Unique in its construction, it was designed to operate the rear wheels, as Sunbeam's designer, Captain Jack Irving, had concerns about transmitting such substantial power through a standard rear axle.

The novel use of drive chains, which became red-hot during the initial tests at Wolverhampton, showcased this remarkable technical innovation.

The intricate restoration process involves a three-part assembly comprising of the three-speed gearbox, bevel drive, and spur gearbox - housed within the vast Sunbeam chassis and neighbouring its Land Speed Record driver, Sir Henry Segrave.

National Motor Museum senior engineer Ian Stanfield said: "The learning curve has been in taking units apart. Once that’s been completed, we know how to put them back together again.

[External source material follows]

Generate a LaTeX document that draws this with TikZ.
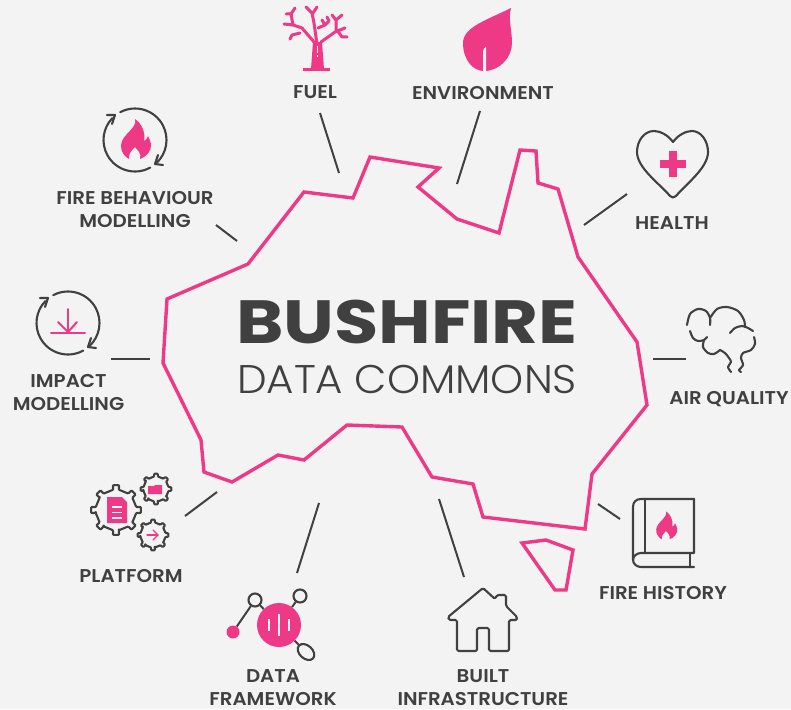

"We are where we want to be at this stage of the restoration process and are looking forward to the next challenge of reassembling the rear engine. We are also working on the air starter mechanism, another part of the process which has been complicated by needing to manufacture replacements for so many parts which are missing."

The engineers have had to devise innovative methods to carefully disassemble and clean this historical artefact.

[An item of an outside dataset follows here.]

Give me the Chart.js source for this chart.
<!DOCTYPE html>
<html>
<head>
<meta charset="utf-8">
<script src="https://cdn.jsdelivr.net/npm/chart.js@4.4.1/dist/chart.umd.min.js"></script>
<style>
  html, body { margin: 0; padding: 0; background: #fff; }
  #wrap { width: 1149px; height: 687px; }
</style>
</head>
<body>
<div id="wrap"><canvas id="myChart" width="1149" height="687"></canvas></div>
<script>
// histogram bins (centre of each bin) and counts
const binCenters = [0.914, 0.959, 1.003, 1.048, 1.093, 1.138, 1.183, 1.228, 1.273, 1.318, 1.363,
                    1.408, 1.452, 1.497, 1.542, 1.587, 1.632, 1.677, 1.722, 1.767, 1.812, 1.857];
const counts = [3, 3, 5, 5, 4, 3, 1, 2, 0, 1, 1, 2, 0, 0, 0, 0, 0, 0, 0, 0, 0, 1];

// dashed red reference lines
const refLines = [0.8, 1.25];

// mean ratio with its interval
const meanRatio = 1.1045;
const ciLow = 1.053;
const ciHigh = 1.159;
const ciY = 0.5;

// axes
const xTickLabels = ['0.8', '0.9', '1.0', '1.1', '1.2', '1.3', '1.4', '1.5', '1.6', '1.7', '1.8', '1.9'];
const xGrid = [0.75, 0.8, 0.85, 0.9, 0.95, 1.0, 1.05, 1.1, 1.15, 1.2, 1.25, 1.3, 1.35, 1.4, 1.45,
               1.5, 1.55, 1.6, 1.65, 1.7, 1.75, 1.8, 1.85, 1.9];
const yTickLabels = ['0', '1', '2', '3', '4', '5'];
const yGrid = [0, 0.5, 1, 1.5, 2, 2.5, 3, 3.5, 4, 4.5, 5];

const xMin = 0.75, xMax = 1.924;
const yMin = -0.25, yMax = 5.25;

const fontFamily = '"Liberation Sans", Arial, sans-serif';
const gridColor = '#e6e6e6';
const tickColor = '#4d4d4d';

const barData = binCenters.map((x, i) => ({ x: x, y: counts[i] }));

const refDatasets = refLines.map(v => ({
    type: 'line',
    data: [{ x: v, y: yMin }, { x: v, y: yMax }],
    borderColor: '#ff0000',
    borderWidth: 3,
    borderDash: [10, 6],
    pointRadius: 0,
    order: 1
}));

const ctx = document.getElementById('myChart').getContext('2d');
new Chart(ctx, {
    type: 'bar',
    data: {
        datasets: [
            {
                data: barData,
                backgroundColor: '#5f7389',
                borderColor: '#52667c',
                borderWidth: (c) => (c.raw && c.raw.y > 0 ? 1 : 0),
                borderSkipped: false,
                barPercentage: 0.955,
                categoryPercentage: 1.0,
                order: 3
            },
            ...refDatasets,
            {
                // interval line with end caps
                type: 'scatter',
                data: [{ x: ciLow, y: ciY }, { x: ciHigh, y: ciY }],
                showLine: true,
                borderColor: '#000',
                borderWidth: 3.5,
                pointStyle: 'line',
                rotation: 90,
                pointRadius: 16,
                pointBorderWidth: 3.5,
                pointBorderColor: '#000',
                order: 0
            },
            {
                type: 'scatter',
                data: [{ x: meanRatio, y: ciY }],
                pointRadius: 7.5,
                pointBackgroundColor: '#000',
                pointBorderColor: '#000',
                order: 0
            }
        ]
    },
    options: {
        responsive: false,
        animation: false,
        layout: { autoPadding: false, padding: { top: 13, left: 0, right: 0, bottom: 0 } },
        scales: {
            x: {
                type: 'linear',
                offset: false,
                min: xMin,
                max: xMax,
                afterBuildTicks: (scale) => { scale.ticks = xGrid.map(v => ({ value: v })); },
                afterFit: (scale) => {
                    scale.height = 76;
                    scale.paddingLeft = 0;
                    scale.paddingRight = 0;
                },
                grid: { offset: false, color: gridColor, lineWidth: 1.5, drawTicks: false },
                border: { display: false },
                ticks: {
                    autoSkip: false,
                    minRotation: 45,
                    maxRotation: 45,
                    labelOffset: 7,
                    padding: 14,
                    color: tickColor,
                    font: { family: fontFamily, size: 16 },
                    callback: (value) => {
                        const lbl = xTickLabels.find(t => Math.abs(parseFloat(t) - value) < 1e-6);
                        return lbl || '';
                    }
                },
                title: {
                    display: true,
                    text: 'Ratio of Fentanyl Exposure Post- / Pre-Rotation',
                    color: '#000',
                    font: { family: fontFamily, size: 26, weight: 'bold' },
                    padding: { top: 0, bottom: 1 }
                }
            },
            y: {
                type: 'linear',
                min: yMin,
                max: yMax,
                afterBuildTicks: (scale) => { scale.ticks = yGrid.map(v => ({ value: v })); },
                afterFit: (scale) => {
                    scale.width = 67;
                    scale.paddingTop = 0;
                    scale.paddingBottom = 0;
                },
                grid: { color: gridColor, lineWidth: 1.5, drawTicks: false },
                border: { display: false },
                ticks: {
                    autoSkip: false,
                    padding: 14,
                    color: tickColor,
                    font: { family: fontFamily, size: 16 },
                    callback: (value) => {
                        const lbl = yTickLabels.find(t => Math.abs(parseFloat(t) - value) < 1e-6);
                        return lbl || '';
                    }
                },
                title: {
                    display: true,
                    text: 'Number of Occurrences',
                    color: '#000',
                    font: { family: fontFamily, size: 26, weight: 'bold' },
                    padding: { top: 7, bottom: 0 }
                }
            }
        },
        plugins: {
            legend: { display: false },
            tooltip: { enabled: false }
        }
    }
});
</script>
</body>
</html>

Significant steps include handcrafting new parts, such as a sealant gasket, for the gearbox and bevel drive.

As for the spur gearbox, the last component of the transmission system, it had to be soaked for a week in a hot water and detergent solution to dissolve the hardened oil, before further cleaning and restoration could take place.

The restored assemblies will then be reinstalled into the revitalised chassis.

As it stands, visitors can view the stripped-down chassis at the National Motor Museum during their trip to Beaulieu.

The Sunbeam 1000hp Restoration Campaign, launched in collaboration with Hampshire-based Brookspeed Automotive, seeks to raise £300,000 to complete 'The Slug's' refurbishment.

The plan is to debut the fully restored car on Daytona Beach in Florida in 2027, marking the 100th anniversary of its record-breaking run.

However, the vehicle's two 22.5-litre engines, capable of yielding 435bhp each, have remained dormant for over 80 years due to internal corrosion.

It remains the engineers' objective to revive the auditory and olfactory experiences of the fastest car of its time and ensure its preservation for future generations.